Reproduce exactly the lines below, from the first one through the line containing "PURPLE_EARLY_MARKER_T = [98, 548]", and omit any pictures.
++++++++++
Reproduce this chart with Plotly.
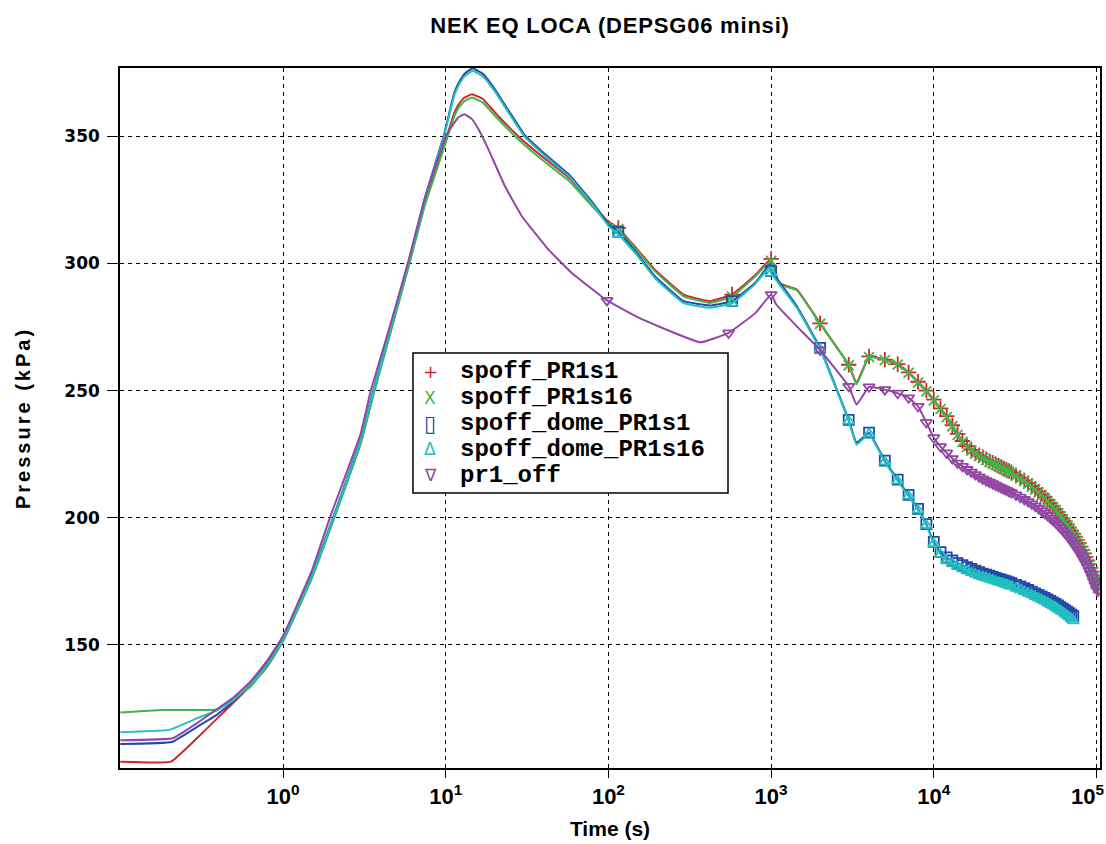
import plotly.graph_objects as go

# ---------------- data ----------------
# marker sample times shared by the series (s)
MARKER_T = [115, 575, 1000,
            2000, 3000, 4000, 5000, 6000, 7000, 8000, 9000, 10000,
            11000, 12000, 13000, 14000, 15000, 16000, 17000, 18000, 19000, 20000,
            21000, 22000, 23000, 24000, 25000, 26000, 27000, 28000, 29000, 30000,
            32000, 34000, 36000, 38000, 40000, 42000, 44000, 46000, 48000, 50000,
            52000, 54000, 56000, 58000, 60000, 62000, 64000, 66000, 68000, 70000,
            72000, 74000, 76000, 78000, 80000, 82000, 84000, 86000, 88000, 90000,
            92000, 94000, 96000, 98000, 100000, 102000]
PURPLE_EARLY_MARKER_T = [98, 548]

# spoff_PR1s1 (red)
red_line_t = [0.1, 0.205, 0.3, 0.4, 0.5, 0.63, 0.8, 1.0, 1.5, 2.04, 3.0, 3.6, 4.5,
              5.9, 7.5, 10, 11.3, 12, 13, 14.5, 17, 20, 28, 40, 57, 80, 100, 150,
              193, 290, 420, 800, 1115, 1440, 3350]
red_line_p = [104.1, 104.1, 113.7, 121.5, 127.5, 134.0, 141.5, 151.5, 176.5, 199.5,
              229.5, 249.0, 271.5, 299.0, 324.5, 348.5, 359.3, 362.5, 365.2, 366.6,
              364.6, 359.5, 350.0, 341.6, 333.8, 323.1, 316.5, 305.7, 297.6, 287.8,
              285.2, 295.5, 292.4, 289.8, 253.0]
red_marker_p = [314.0, 287.8, 301.8,
                276.5, 260.2, 263.5, 262.2, 260.4, 257.2, 253.5, 250.0, 246.5,
                243.0, 240.0, 236.4, 233.0, 230.2, 228.2, 226.7, 225.5, 224.6, 223.8,
                223.0, 222.3, 221.7, 221.1, 220.5, 220.0, 219.4, 218.9, 218.4, 217.9,
                216.8, 215.8, 214.7, 213.6, 212.5, 211.4, 210.3, 209.1, 208.0, 206.9,
                205.7, 204.5, 203.3, 202.1, 200.9, 199.7, 198.5, 197.3, 196.1, 194.9,
                193.7, 192.5, 191.3, 190.0, 188.7, 187.3, 186.0, 184.6, 183.2, 181.8,
                180.3, 178.8, 177.3, 175.8, 174.2, 172.6]

# spoff_PR1s16 (green)
green_line_t = [0.1, 0.18, 0.39, 0.5, 0.63, 0.8, 1.0, 1.5, 2.04, 3.0, 3.6, 4.5, 5.9,
                7.5, 10, 11.3, 12, 13, 14.5, 17, 20, 28, 40, 57, 80, 100, 150, 193,
                290, 420, 800, 1115, 1440, 3350]
green_line_p = [123.4, 124.4, 124.6, 129.0, 133.5, 141.8, 151.5, 176.0, 199.0, 229.0,
                248.5, 271.0, 298.5, 323.5, 347.5, 358.0, 361.3, 363.8, 365.3, 363.2,
                358.2, 348.8, 340.3, 332.6, 322.3, 316.0, 305.2, 297.0, 287.1, 284.5,
                295.0, 292.0, 289.5, 252.5]
green_marker_p = [313.5, 287.0, 301.0,
                  276.3, 260.0, 263.2, 262.0, 260.2, 257.0, 253.2, 249.7, 246.2,
                  242.7, 239.6, 236.0, 232.6, 229.9, 227.9, 226.4, 225.2, 224.3, 223.5,
                  222.7, 222.0, 221.4, 220.8, 220.2, 219.7, 219.1, 218.6, 218.1, 217.6,
                  216.5, 215.5, 214.4, 213.3, 212.2, 211.1, 210.0, 208.8, 207.7, 206.6,
                  205.4, 204.2, 203.0, 201.8, 200.6, 199.4, 198.2, 197.0, 195.8, 194.6,
                  193.4, 192.2, 191.0, 189.7, 188.4, 187.0, 185.7, 184.3, 182.9, 181.5,
                  180.0, 178.5, 177.0, 175.5, 173.9, 172.3]

# spoff_dome_PR1s1 (blue)
blue_line_t = [0.1, 0.207, 0.3, 0.39, 0.5, 0.63, 0.8, 1.0, 1.5, 2.04, 3.0, 3.6, 4.5,
               5.9, 7.5, 9.7, 11.3, 12, 13, 14.6, 17, 20, 25, 30.6, 40, 57, 80, 100,
               150, 193, 290, 421, 800, 980, 1075, 1440, 3350]
blue_line_p = [111.0, 111.8, 118.0, 122.4, 128.0, 134.5, 142.8, 152.5, 177.5, 200.5,
               231.0, 250.5, 273.0, 300.5, 326.5, 350.0, 367.2, 371.0, 374.5, 376.8,
               374.5, 368.6, 359.0, 350.5, 343.5, 335.1, 324.0, 315.5, 304.0, 295.0,
               285.2, 283.5, 292.5, 299.6, 294.5, 283.2, 229.5]
blue_marker_p = [312.5, 285.2, 297.0,
                 266.8, 238.5, 233.5, 222.5, 215.0, 209.0, 203.5, 197.5, 190.5,
                 186.5, 184.4, 183.2, 182.2, 181.4, 180.6, 179.9, 179.2, 178.6, 178.0,
                 177.6, 177.2, 176.8, 176.4, 176.0, 175.7, 175.3, 175.0, 174.6, 174.3,
                 173.6, 173.0, 172.3, 171.6, 171.0, 170.3, 169.7, 169.1, 168.5, 167.9,
                 167.3, 166.7, 166.1, 165.5, 164.9, 164.3, 163.7, 163.1, 162.5, 161.9,
                 161.3]

# spoff_dome_PR1s16 (cyan)
cyan_line_t = [0.1, 0.2, 0.3, 0.39, 0.5, 0.63, 0.8, 1.0, 1.5, 2.04, 3.0, 3.6, 4.5,
               5.9, 7.5, 9.7, 11.3, 12, 13, 14.6, 17, 20, 25, 30.6, 40, 57, 80, 100,
               150, 193, 290, 421, 800, 980, 1075, 1440, 3350]
cyan_line_p = [115.7, 116.6, 121.3, 124.2, 128.5, 134.3, 142.3, 152.0, 177.0, 200.0,
               230.5, 250.0, 272.5, 300.0, 326.0, 349.5, 366.2, 370.0, 373.5, 375.8,
               373.5, 367.8, 358.2, 349.8, 342.8, 334.4, 323.3, 314.8, 303.3, 294.3,
               284.4, 282.6, 292.0, 298.6, 293.5, 282.5, 228.8]
cyan_marker_p = [311.5, 284.3, 296.2,
                 266.3, 238.0, 233.0, 222.0, 214.5, 208.5, 203.0, 197.0, 189.8,
                 185.6, 183.1, 181.9, 180.8, 179.9, 179.1, 178.4, 177.8, 177.2, 176.7,
                 176.3, 175.9, 175.5, 175.1, 174.7, 174.4, 174.0, 173.7, 173.3, 173.0,
                 172.3, 171.7, 171.0, 170.3, 169.7, 169.0, 168.4, 167.8, 167.2, 166.6,
                 166.0, 165.4, 164.8, 164.1, 163.5, 162.9, 162.2, 161.6, 160.9, 160.2,
                 159.5]

# pr1_off (purple)
purple_line_t = [0.1, 0.21, 0.3, 0.39, 0.5, 0.63, 0.8, 1.0, 1.5, 1.94, 3.0, 3.46, 4.5,
                 5.9, 7.5, 10, 11.3, 12, 13, 14.5, 16, 18.3, 23.1, 29.3, 42.8, 59.3,
                 150, 200, 367, 800, 1075, 1440, 3350]
purple_line_p = [112.5, 113.3, 119.5, 124.6, 129.5, 135.5, 143.8, 153.5, 179.0, 200.0,
                 233.0, 250.0, 274.5, 301.0, 326.5, 350.0, 355.4, 357.5, 358.7, 356.8,
                 352.5, 344.9, 330.5, 318.7, 305.5, 296.4, 279.0, 275.5, 269.0, 280.5,
                 283.9, 275.3, 244.5]
purple_marker_p = [285.5, 272.7, 287.8,
                   266.0, 251.7, 251.5, 250.4, 249.0, 247.2, 243.8, 237.5, 231.5,
                   228.0, 225.5, 223.3, 221.5, 220.2, 219.0, 218.0, 217.0, 216.1, 215.3,
                   214.6, 214.0, 213.4, 212.8, 212.3, 211.8, 211.3, 210.8, 210.3, 209.9,
                   209.0, 208.1, 207.2, 206.4, 205.5, 204.6, 203.7, 202.7, 201.8, 200.9,
                   199.9, 199.0, 198.1, 197.1, 196.1, 195.1, 194.1, 193.1, 192.0, 191.0,
                   189.9, 188.8, 187.7, 186.6, 185.5, 184.3, 183.1, 181.9, 180.7, 179.4,
                   178.1, 176.8, 175.4, 174.0, 172.6, 171.2]

SERIES_NAMES = ["spoff_PR1s1", "spoff_PR1s16", "spoff_dome_PR1s1",
                "spoff_dome_PR1s16", "pr1_off"]
X_TICK_VALS = [1, 10, 100, 1000, 10000, 100000]
X_TICK_TEXT = ["10<sup>0</sup>", "10<sup>1</sup>", "10<sup>2</sup>",
               "10<sup>3</sup>", "10<sup>4</sup>", "10<sup>5</sup>"]
Y_TICK_VALS = [150, 200, 250, 300, 350]

# ---------------- styles ----------------
COLORS = ["#d2262c", "#3fb54a", "#2348a8", "#22c0c0", "#9247a6"]
SYMBOLS = ["cross-thin-open", "x-thin-open", "square-open",
           "triangle-up-open", "triangle-down-open"]
SIZES = [11, 10, 10, 10, 10]
LEGEND_GLYPHS = ["+", "X", "\u25af", "\u0394", "\u2207"]
LEGEND_GLYPH_SIZES = [18, 17, 22, 17, 17]
LEGEND_GLYPH_WEIGHTS = ["normal", "normal", "bold", "normal", "normal"]
TICK_FONT = dict(family="Liberation Sans, Arial", size=22, color="black", weight="bold")

# plot area in pixels (for the hand-placed legend box)
L, R, T, B = 120, 1100, 68, 768
W_PX, H_PX = R - L, B - T


def px_x(x):
    return (x - L) / W_PX


def px_y(y):
    return (B - y) / H_PX


series = [
    (red_line_t, red_line_p, MARKER_T, red_marker_p),
    (green_line_t, green_line_p, MARKER_T, green_marker_p),
    (blue_line_t, blue_line_p, MARKER_T, blue_marker_p),
    (cyan_line_t, cyan_line_p, MARKER_T, cyan_marker_p),
    (purple_line_t, purple_line_p, PURPLE_EARLY_MARKER_T + MARKER_T[2:], purple_marker_p),
]

fig = go.Figure()
for i, (lt, lp, mt, mp) in enumerate(series):
    mt = mt[:len(mp)]
    pts = sorted(list(zip(lt, lp)) + list(zip(mt, mp)))
    fig.add_trace(go.Scatter(
        x=[a for a, _ in pts], y=[b for _, b in pts], mode="lines",
        line=dict(color=COLORS[i], width=2, shape="spline", smoothing=0.3),
        showlegend=False, name=SERIES_NAMES[i], hoverinfo="skip"))
    fig.add_trace(go.Scatter(
        x=mt, y=mp, mode="markers", name=SERIES_NAMES[i], showlegend=False,
        marker=dict(symbol=SYMBOLS[i], size=SIZES[i], color=COLORS[i],
                    line=dict(color=COLORS[i], width=1.8))))

axis_common = dict(
    showline=True, linecolor="black", linewidth=1.5, mirror=True,
    showgrid=True, gridcolor="black", gridwidth=1, griddash="4px,4px",
    ticks="outside", tickcolor="black", tickwidth=1,
    zeroline=False,
)

# hand-drawn legend (box + glyphs + labels)
fig.add_shape(type="rect", xref="paper", yref="paper",
              x0=px_x(413), x1=px_x(728), y0=px_y(493), y1=px_y(353),
              fillcolor="white", line=dict(color="black", width=1.5), layer="above")
ROW_Y = [371.5, 397.5, 423.5, 449.0, 475.0]
for i, name in enumerate(SERIES_NAMES):
    fig.add_annotation(xref="paper", yref="paper", x=px_x(430), y=px_y(ROW_Y[i]),
                       text=LEGEND_GLYPHS[i], showarrow=False, xanchor="center",
                       yanchor="middle",
                       font=dict(family="DejaVu Sans", size=LEGEND_GLYPH_SIZES[i],
                                 color=COLORS[i], weight=LEGEND_GLYPH_WEIGHTS[i]))
    fig.add_annotation(xref="paper", yref="paper", x=px_x(458), y=px_y(ROW_Y[i]),
                       text=name, showarrow=False, xanchor="left", yanchor="middle",
                       font=dict(family="Liberation Mono, Courier New, monospace",
                                 size=24, color="black", weight="bold"))

# the last decade label sits at the right page edge: place it so it stays inside
fig.add_annotation(xref="paper", yref="paper", x=1.0, y=0, xanchor="right",
                   yanchor="top", xshift=6, yshift=-11, text=X_TICK_TEXT[-1],
                   showarrow=False, font=TICK_FONT)

fig.update_layout(
    width=1106, height=844,
    margin=dict(l=L, r=1106 - R, t=T, b=844 - B),
    paper_bgcolor="white", plot_bgcolor="white",
    showlegend=False,
    title=dict(text="NEK EQ LOCA (DEPSG06 minsi)", x=0.5, xref="paper",
               y=1 - 25 / 844, yref="container", yanchor="middle",
               font=dict(family="Liberation Sans, Arial", size=22, color="black",
                         weight="bold")),
    xaxis=dict(type="log", range=[-1.002, 5.0215], tickvals=X_TICK_VALS,
               ticktext=X_TICK_TEXT[:-1] + [""], automargin=False, ticklen=8,
               tickfont=TICK_FONT,
               title=dict(text="Time (s)", standoff=13,
                          font=dict(family="Liberation Sans, Arial", size=21,
                                    color="black", weight="bold")),
               **axis_common),
    yaxis=dict(range=[101.6, 376.9], tickvals=Y_TICK_VALS, automargin=False,
               ticklen=11, ticklabelstandoff=4,
               tickfont=dict(family="DejaVu Sans, Liberation Sans", size=17,
                             color="black", weight="bold"),
               title=dict(text="Pressure (kPa)", standoff=28,
                          font=dict(family="Liberation Sans, Arial", size=20,
                                    color="black", weight="bold")),
               **axis_common),
)

post = """
document.body.style.margin = '0';
var gd = document.querySelector('.plotly-graph-div');
function fixText(){
  var t = gd.querySelector('.gtitle');
  if (t) { t.style.letterSpacing = '0.8px'; }
  var yt = gd.querySelector('.ytitle');
  if (yt) { yt.style.letterSpacing = '3px'; }
}
fixText();
gd.on('plotly_afterplot', fixText);
"""
fig.write_html("out.html", post_script=post, config={"displayModeBar": False})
++++++++++
→ **Written response**
Reproduce this chart with Plotly.
import plotly.graph_objects as go

# ---------------- data ----------------
# marker sample times shared by the series (s)
MARKER_T = [115, 575, 1000,
            2000, 3000, 4000, 5000, 6000, 7000, 8000, 9000, 10000,
            11000, 12000, 13000, 14000, 15000, 16000, 17000, 18000, 19000, 20000,
            21000, 22000, 23000, 24000, 25000, 26000, 27000, 28000, 29000, 30000,
            32000, 34000, 36000, 38000, 40000, 42000, 44000, 46000, 48000, 50000,
            52000, 54000, 56000, 58000, 60000, 62000, 64000, 66000, 68000, 70000,
            72000, 74000, 76000, 78000, 80000, 82000, 84000, 86000, 88000, 90000,
            92000, 94000, 96000, 98000, 100000, 102000]
PURPLE_EARLY_MARKER_T = [98, 548]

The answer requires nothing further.